For the latest information, updates, and ideas related to the UP University Core Curriculum see the blog roll category of Core Matters.
Briefly, as of the 2020-2021 academic year UP is planning to implement a ‘revitalized’ University Core Curriculum that will phase in over several years starting in the Fall of the 2021-2022 academic year. This ‘Core Matters’ site was originally a space for sharing ideas about Core courses prior to revitalization; those ideas are still linked below (in the form of some excellent essays). It is also now a space for sharing information about the revitalized Core, with links and posts to be added over time as the implementation process proceeds.
Starting Fall 2020, the Core implementation is being coordinated by Andrew Guest from the Department of Psychological Sciences in a new Core Curriculum Director position. Feel free to contact the Core Director with any questions at firstname.lastname@example.org.
For UP community members, more technical information about the revitalized Core – including the proposal approved by the Academic Senate in November of 2019 – is available through pilots.up.edu.

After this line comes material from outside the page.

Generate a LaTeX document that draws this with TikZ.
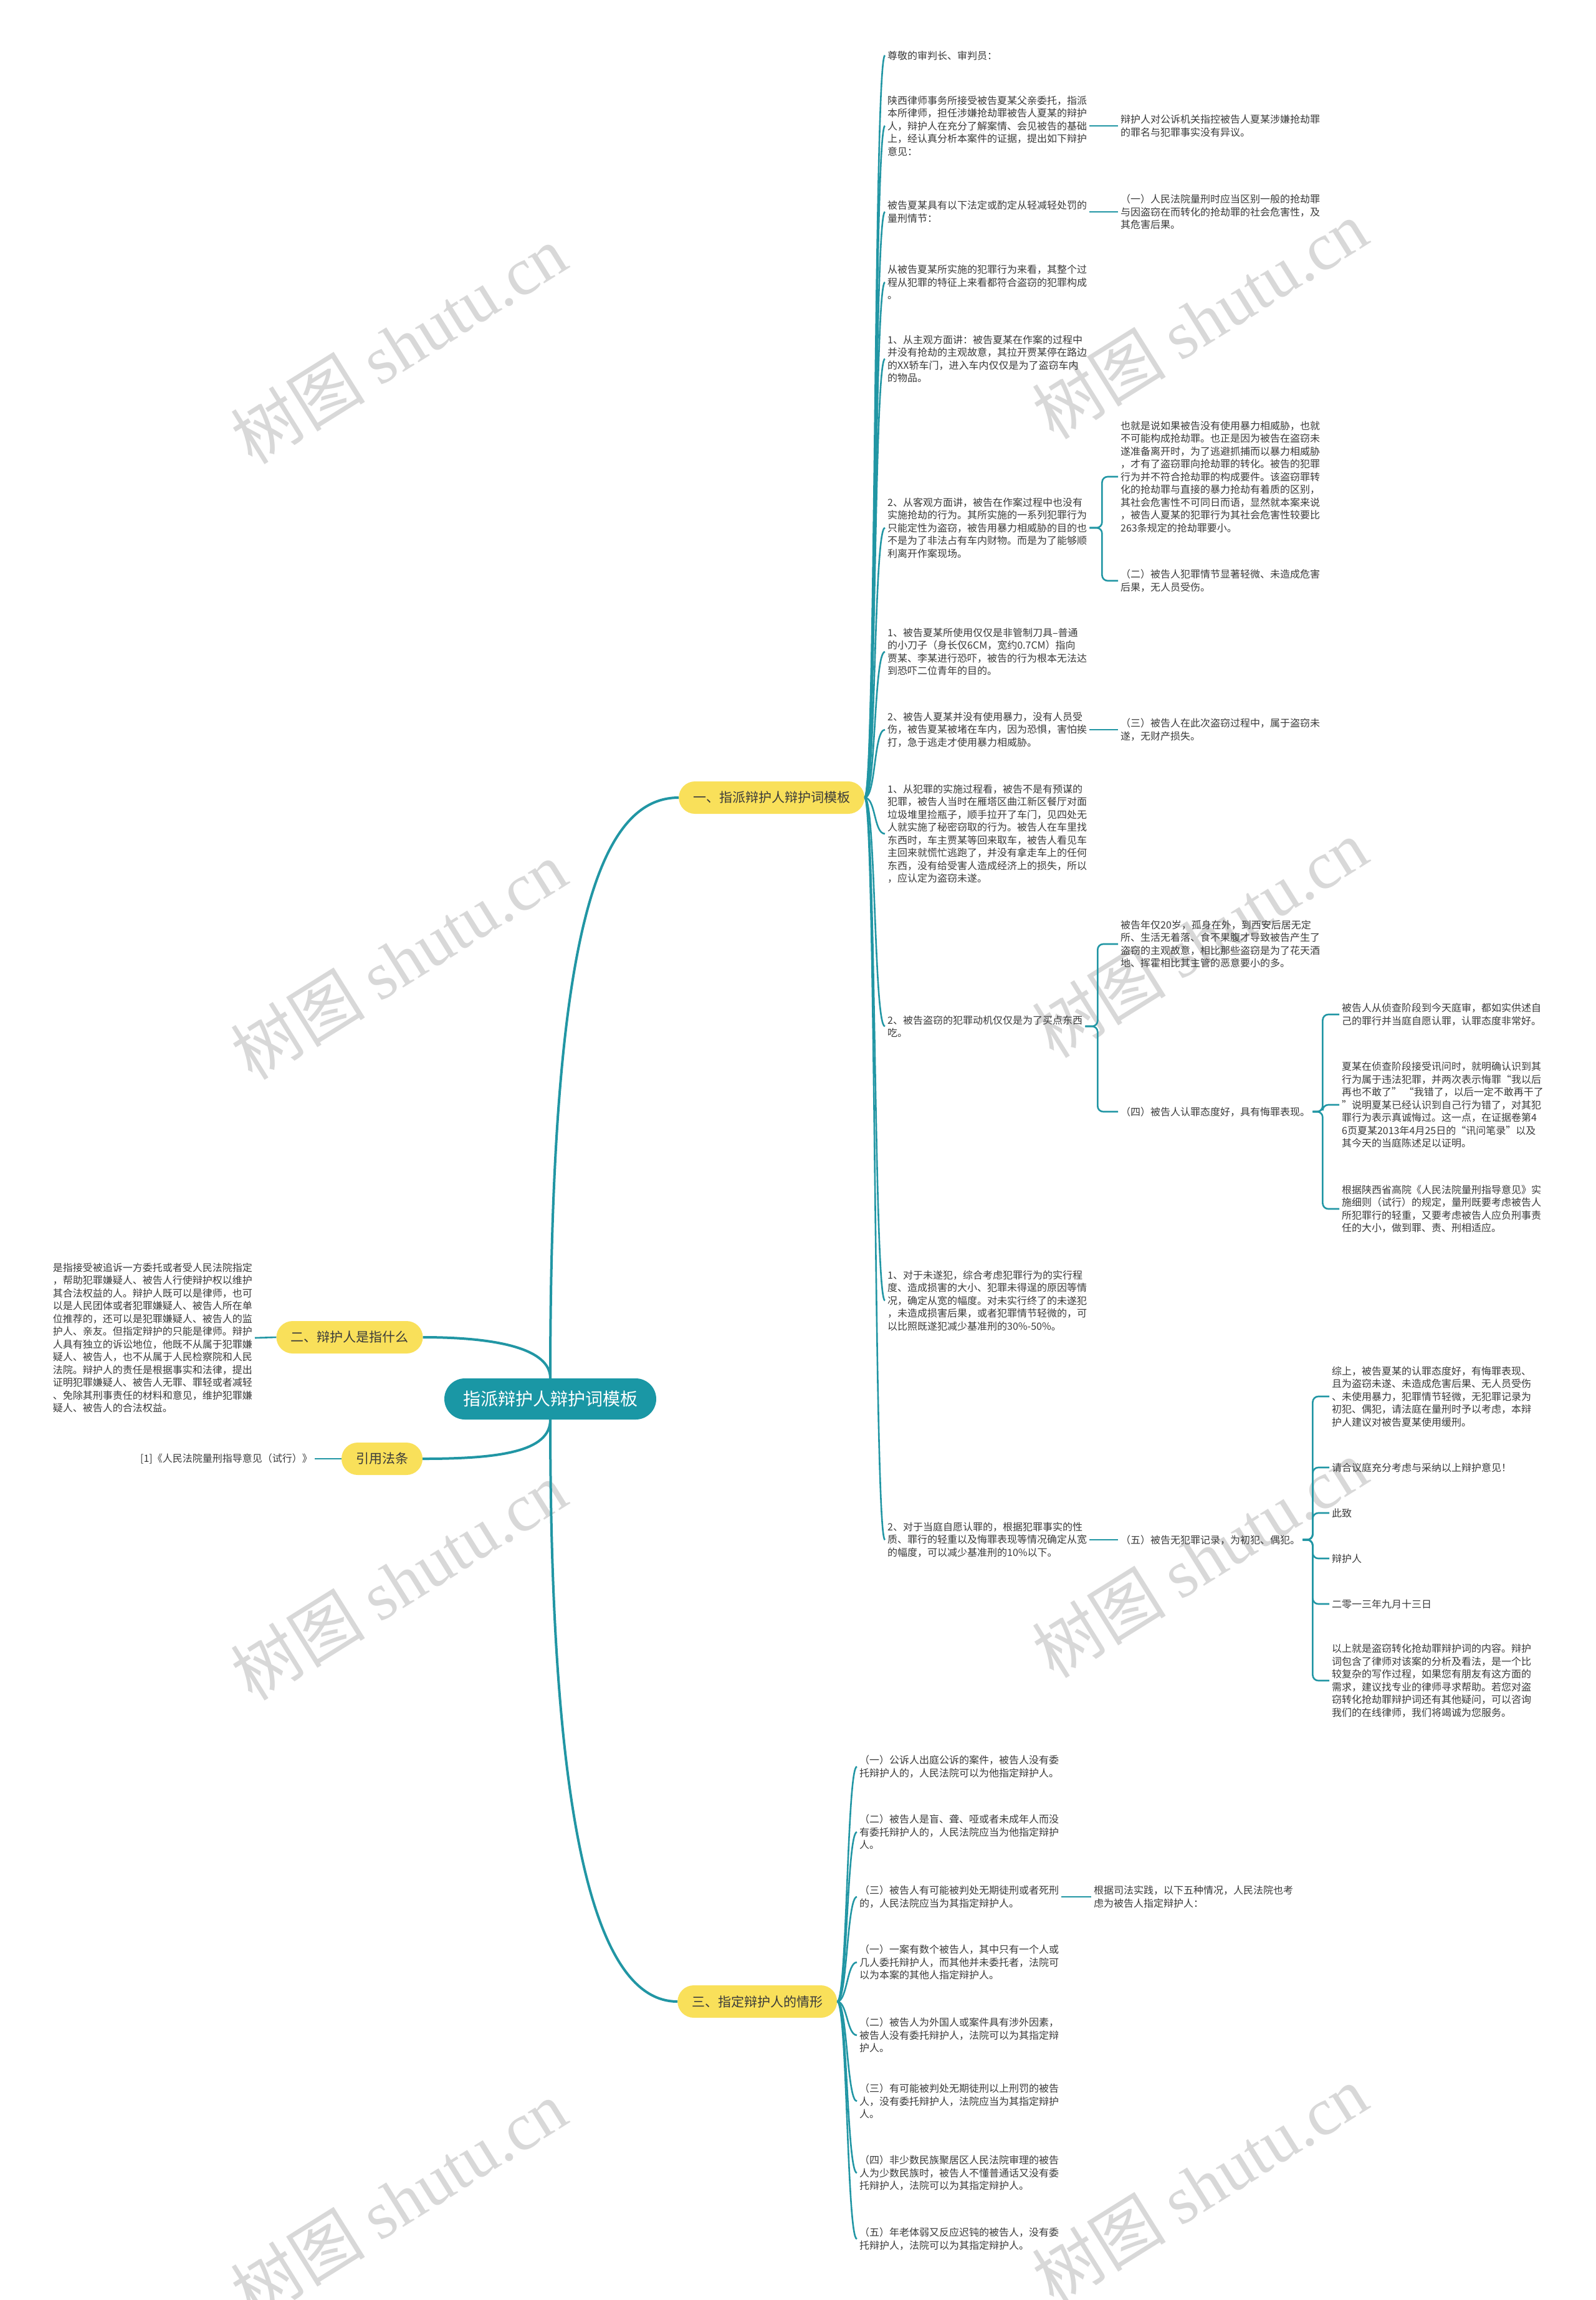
\documentclass[tikz,border=0pt]{standalone}
\usepackage{fontspec}
\setmainfont{Noto Sans CJK SC}
\newfontfamily\wmlatin{Liberation Serif}
\usetikzlibrary{positioning}
\definecolor{rootteal}{HTML}{1A97A5}
\definecolor{linkteal}{HTML}{2196A4}
\definecolor{topicyellow}{HTML}{F9E05A}
\definecolor{inkgray}{HTML}{3A3A3A}
\definecolor{wmgray}{HTML}{D8D8D8}
\tikzset{
  root/.style={
    fill=rootteal,
    text=white,
    rounded corners=33pt,
    minimum height=66pt,
    inner xsep=30pt,
    font=\fontsize{28}{34}\selectfont
  },
  topic/.style={
    fill=topicyellow,
    text=inkgray,
    rounded corners=26pt,
    minimum height=52pt,
    inner xsep=23pt,
    font=\fontsize{21}{25}\selectfont
  },
  leaf/.style={
    anchor=west,
    align=left,
    inner xsep=4pt,
    inner ysep=2pt,
    text=inkgray,
    font=\fontsize{16}{20.5}\selectfont
  },
  link/.style={draw=linkteal, line width=2.6pt},
  mainlink/.style={draw=linkteal, line width=4pt},
  elbow/.style={link, rounded corners=9pt},
  wmark/.style={text=wmgray, rotate=32, font=\fontsize{108}{112}\selectfont}
}

\begin{document}
\begin{tikzpicture}[x=1pt, y=-1pt]
  \useasboundingbox[fill=white] (0,0) rectangle (2560,3691);

  \foreach \wx/\wy [count=\i] in {640/553, 1925/513, 640/1541, 1925/1506,
      640/2537, 1925/2501, 640/3530, 1925/3506}
    \node[wmark] (wm\i) at (\wx,\wy) {树图 {\wmlatin shutu.cn}};

  \node[root] (root) at (883,2245) {指派辩护人辩护词模板};
  \node[topic, anchor=west] (part1) at (1089,1280) {一、指派辩护人辩护词模板};
  \node[topic] (part2) at (561,2146) {二、辩护人是指什么};
  \node[topic] (cite) at (613,2341) {引用法条};
  \node[topic, anchor=west] (part3) at (1087,3212) {三、指定辩护人的情形};

  \node[leaf] (greet) at (1420,89) {尊敬的审判长、审判员：};
  \node[leaf] (entrust) at (1420,202)
    {陕西律师事务所接受被告夏某父亲委托，指派\\本所律师，担任涉嫌抢劫罪被告人夏某的辩护\\人，辩护人在充分了解案情、会见被告的基础\\上，经认真分析本案件的证据，提出如下辩护\\意见：};
  \node[leaf] (noobj) at (1794,202)
    {辩护人对公诉机关指控被告人夏某涉嫌抢劫罪\\的罪名与犯罪事实没有异议。};
  \node[leaf] (factors) at (1420,340)
    {被告夏某具有以下法定或酌定从轻减轻处罚的\\量刑情节：};
  \node[leaf] (harm) at (1794,340)
    {（一）人民法院量刑时应当区别一般的抢劫罪\\与因盗窃在而转化的抢劫罪的社会危害性，及\\其危害后果。};
  \node[leaf] (theft) at (1420,453)
    {从被告夏某所实施的犯罪行为来看，其整个过\\程从犯罪的特征上来看都符合盗窃的犯罪构成\\。};
  \node[leaf] (subj) at (1420,576)
    {1、从主观方面讲：被告夏某在作案的过程中\\并没有抢劫的主观故意，其拉开贾某停在路边\\的XX轿车门，进入车内仅仅是为了盗窃车内\\的物品。};
  \node[leaf] (obj) at (1420,847)
    {2、从客观方面讲，被告在作案过程中也没有\\实施抢劫的行为。其所实施的一系列犯罪行为\\只能定性为盗窃，被告用暴力相威胁的目的也\\不是为了非法占有车内财物。而是为了能够顺\\利离开作案现场。};
  \node[leaf] (convert) at (1794,765)
    {也就是说如果被告没有使用暴力相威胁，也就\\不可能构成抢劫罪。也正是因为被告在盗窃未\\遂准备离开时，为了逃避抓捕而以暴力相威胁\\，才有了盗窃罪向抢劫罪的转化。被告的犯罪\\行为并不符合抢劫罪的构成要件。该盗窃罪转\\化的抢劫罪与直接的暴力抢劫有着质的区别，\\其社会危害性不可同日而语，显然就本案来说\\，被告人夏某的犯罪行为其社会危害性较要比\\263条规定的抢劫罪要小。};
  \node[leaf] (minor) at (1794,932)
    {（二）被告人犯罪情节显著轻微、未造成危害\\后果，无人员受伤。};
  \node[leaf] (knife) at (1420,1046)
    {1、被告夏某所使用仅仅是非管制刀具--普通\\的小刀子（身长仅6CM，宽约0.7CM）指向\\贾某、李某进行恐吓，被告的行为根本无法达\\到恐吓二位青年的目的。};
  \node[leaf] (noforce) at (1420,1171)
    {2、被告人夏某并没有使用暴力，没有人员受\\伤，被告夏某被堵在车内，因为恐惧，害怕挨\\打，急于逃走才使用暴力相威胁。};
  \node[leaf] (noloss) at (1794,1171)
    {（三）被告人在此次盗窃过程中，属于盗窃未\\遂，无财产损失。};
  \node[leaf] (process) at (1420,1338)
    {1、从犯罪的实施过程看，被告不是有预谋的\\犯罪，被告人当时在雁塔区曲江新区餐厅对面\\垃圾堆里捡瓶子，顺手拉开了车门，见四处无\\人就实施了秘密窃取的行为。被告人在车里找\\东西时，车主贾某等回来取车，被告人看见车\\主回来就慌忙逃跑了，并没有拿走车上的任何\\东西，没有给受害人造成经济上的损失，所以\\，应认定为盗窃未遂。};
  \node[leaf] (motive) at (1420,1647)
    {2、被告盗窃的犯罪动机仅仅是为了买点东西\\吃。};
  \node[leaf] (youth) at (1794,1515)
    {被告年仅20岁，孤身在外，到西安后居无定\\所、生活无着落、食不果腹才导致被告产生了\\盗窃的主观故意，相比那些盗窃是为了花天酒\\地、挥霍相比其主管的恶意要小的多。};
  \node[leaf] (attitude) at (1794,1784)
    {（四）被告人认罪态度好，具有悔罪表现。};
  \node[leaf] (admit) at (2149,1628)
    {被告人从侦查阶段到今天庭审，都如实供述自\\己的罪行并当庭自愿认罪，认罪态度非常好。};
  \node[leaf] (regret) at (2149,1773)
    {夏某在侦查阶段接受讯问时，就明确认识到其\\行为属于违法犯罪，并两次表示悔罪“我以后\\再也不敢了” “我错了，以后一定不敢再干了\\”说明夏某已经认识到自己行为错了，对其犯\\罪行为表示真诚悔过。这一点，在证据卷第4\\6页夏某2013年4月25日的“讯问笔录”以及\\其今天的当庭陈述足以证明。};
  \node[leaf] (rules) at (2149,1940)
    {根据陕西省高院《人民法院量刑指导意见》实\\施细则（试行）的规定，量刑既要考虑被告人\\所犯罪行的轻重，又要考虑被告人应负刑事责\\任的大小，做到罪、责、刑相适应。};
  \node[leaf] (attempt) at (1420,2087)
    {1、对于未遂犯，综合考虑犯罪行为的实行程\\度、造成损害的大小、犯罪未得逞的原因等情\\况，确定从宽的幅度。对未实行终了的未遂犯\\，未造成损害后果，或者犯罪情节轻微的，可\\以比照既遂犯减少基准刑的30\%-50\%。};
  \node[leaf] (confess) at (1420,2471)
    {2、对于当庭自愿认罪的，根据犯罪事实的性\\质、罪行的轻重以及悔罪表现等情况确定从宽\\的幅度，可以减少基准刑的10\%以下。};
  \node[leaf] (record) at (1794,2471) {（五）被告无犯罪记录，为初犯、偶犯。};
  \node[leaf] (summary) at (2133,2241)
    {综上，被告夏某的认罪态度好，有悔罪表现、\\且为盗窃未遂、未造成危害后果、无人员受伤\\、未使用暴力，犯罪情节轻微，无犯罪记录为\\初犯、偶犯，请法庭在量刑时予以考虑，本辩\\护人建议对被告夏某使用缓刑。};
  \node[leaf] (plea) at (2133,2355) {请合议庭充分考虑与采纳以上辩护意见！};
  \node[leaf] (salute) at (2133,2428) {此致};
  \node[leaf] (signer) at (2133,2501) {辩护人};
  \node[leaf] (date) at (2133,2574) {二零一三年九月十三日};
  \node[leaf] (outro) at (2133,2697)
    {以上就是盗窃转化抢劫罪辩护词的内容。辩护\\词包含了律师对该案的分析及看法，是一个比\\较复杂的写作过程，如果您有朋友有这方面的\\需求，建议找专业的律师寻求帮助。若您对盗\\窃转化抢劫罪辩护词还有其他疑问，可以咨询\\我们的在线律师，我们将竭诚为您服务。};

  \node[leaf, anchor=east] (define) at (409,2147)
    {是指接受被追诉一方委托或者受人民法院指定\\，帮助犯罪嫌疑人、被告人行使辩护权以维护\\其合法权益的人。辩护人既可以是律师，也可\\以是人民团体或者犯罪嫌疑人、被告人所在单\\位推荐的，还可以是犯罪嫌疑人、被告人的监\\护人、亲友。但指定辩护的只能是律师。辩护\\人具有独立的诉讼地位，他既不从属于犯罪嫌\\疑人、被告人，也不从属于人民检察院和人民\\法院。辩护人的责任是根据事实和法律，提出\\证明犯罪嫌疑人、被告人无罪、罪轻或者减轻\\、免除其刑事责任的材料和意见，维护犯罪嫌\\疑人、被告人的合法权益。};
  \node[leaf, anchor=east] (law) at (505,2341)
    {[1]《人民法院量刑指导意见（试行）》};

  \node[leaf] (case1) at (1375,2835)
    {（一）公诉人出庭公诉的案件，被告人没有委\\托辩护人的，人民法院可以为他指定辩护人。};
  \node[leaf] (case2) at (1375,2940)
    {（二）被告人是盲、聋、哑或者未成年人而没\\有委托辩护人的，人民法院应当为他指定辩护\\人。};
  \node[leaf] (case3) at (1375,3044)
    {（三）被告人有可能被判处无期徒刑或者死刑\\的，人民法院应当为其指定辩护人。};
  \node[leaf] (practice) at (1751,3044)
    {根据司法实践，以下五种情况，人民法院也考\\虑为被告人指定辩护人：};
  \node[leaf] (extra1) at (1375,3149)
    {（一）一案有数个被告人，其中只有一个人或\\几人委托辩护人，而其他并未委托者，法院可\\以为本案的其他人指定辩护人。};
  \node[leaf] (extra2) at (1375,3266)
    {（二）被告人为外国人或案件具有涉外因素，\\被告人没有委托辩护人，法院可以为其指定辩\\护人。};
  \node[leaf] (extra3) at (1375,3372)
    {（三）有可能被判处无期徒刑以上刑罚的被告\\人，没有委托辩护人，法院应当为其指定辩护\\人。};
  \node[leaf] (extra4) at (1375,3487)
    {（四）非少数民族聚居区人民法院审理的被告\\人为少数民族时，被告人不懂普通话又没有委\\托辩护人，法院可以为其指定辩护人。};
  \node[leaf] (extra5) at (1375,3593)
    {（五）年老体弱又反应迟钝的被告人，没有委\\托辩护人，法院可以为其指定辩护人。};

  \draw[mainlink] (root.north) .. controls (883,1500) and (960,1280) .. (part1.west);
  \draw[mainlink] (root.north) .. controls (883,2165) and (800,2146) .. (part2.east);
  \draw[mainlink] (root.south) .. controls (883,2330) and (800,2341) .. (cite.east);
  \draw[mainlink] (root.south) .. controls (883,2950) and (960,3212) .. (part3.west);

  \foreach \n in {greet, entrust, factors, theft, subj, obj, knife, noforce,
      process, motive, attempt, confess}
    \draw[link] (part1.east) .. controls +(18,0) and +(-18,0) .. (\n.west);
  \foreach \n in {case1, case2, case3, extra1, extra2, extra3, extra4, extra5}
    \draw[link] (part3.east) .. controls +(16,0) and +(-16,0) .. (\n.west);

  \draw[link] (entrust.east) -- (noobj.west);
  \draw[link] (factors.east) -- (harm.west);
  \draw[link] (noforce.east) -- (noloss.west);
  \draw[link] (confess.east) -- (record.west);
  \draw[link] (case3.east) -- (practice.west);
  \draw[link] (part2.west) -- (define.east);
  \draw[link] (cite.west) -- (law.east);

  \foreach \n in {convert, minor}
    \draw[elbow] (obj.east) -- ++(20,0) |- (\n.west);
  \foreach \n in {youth, attitude}
    \draw[elbow] (motive.east) -- ++(20,0) |- (\n.west);
  \foreach \n in {admit, regret, rules}
    \draw[elbow] (attitude.east) -- ++(16,0) |- (\n.west);
  \foreach \n in {summary, plea, salute, signer, date, outro}
    \draw[elbow] (record.east) -- ++(16,0) |- (\n.west);
\end{tikzpicture}
\end{document}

During the 2017-2018 academic year, UP began a process to revitalize its liberal arts core curriculum. That process re-energized discussions about what we really teach in the core, what characterizes a UP core experience, and what it means for UP to be a comprehensive university with a strong liberal arts core.
This blog was initially one effort to further inform those discussions and to provide a resource to anyone interested in the UP core curriculum including those directly involved in the core revitalization. The idea was to progressively build a compendium of brief essays from faculty in various departments addressing the basic question:
How does your core course, or how do your department’s core courses, serve UP’s liberal arts core curriculum, and a broader vision of a liberal education?
A premise is that the liberal arts have historically been distinguished (from other disciplinary endeavors such as the ‘mechanical arts’ or the ‘practical arts’) by an emphasis on the intrinsic value of knowledge and developing broad intellectual capacities such as reason, judgment, aesthetics, and analytical thinking. In his book, Why Choose the Liberal Arts? Mark William Roche, former dean of Notre Dame’s College of Arts and Letters, argues that there are three broad ways the liberal arts matter: 1) for its intrinsic value and opportunities for “asking the great questions that give meaning to life”; 2) for cultivating intellectual virtues that are critical to success in any career path or civic engagement; and 3) for contributing to character formation and “the connection to a higher purpose.”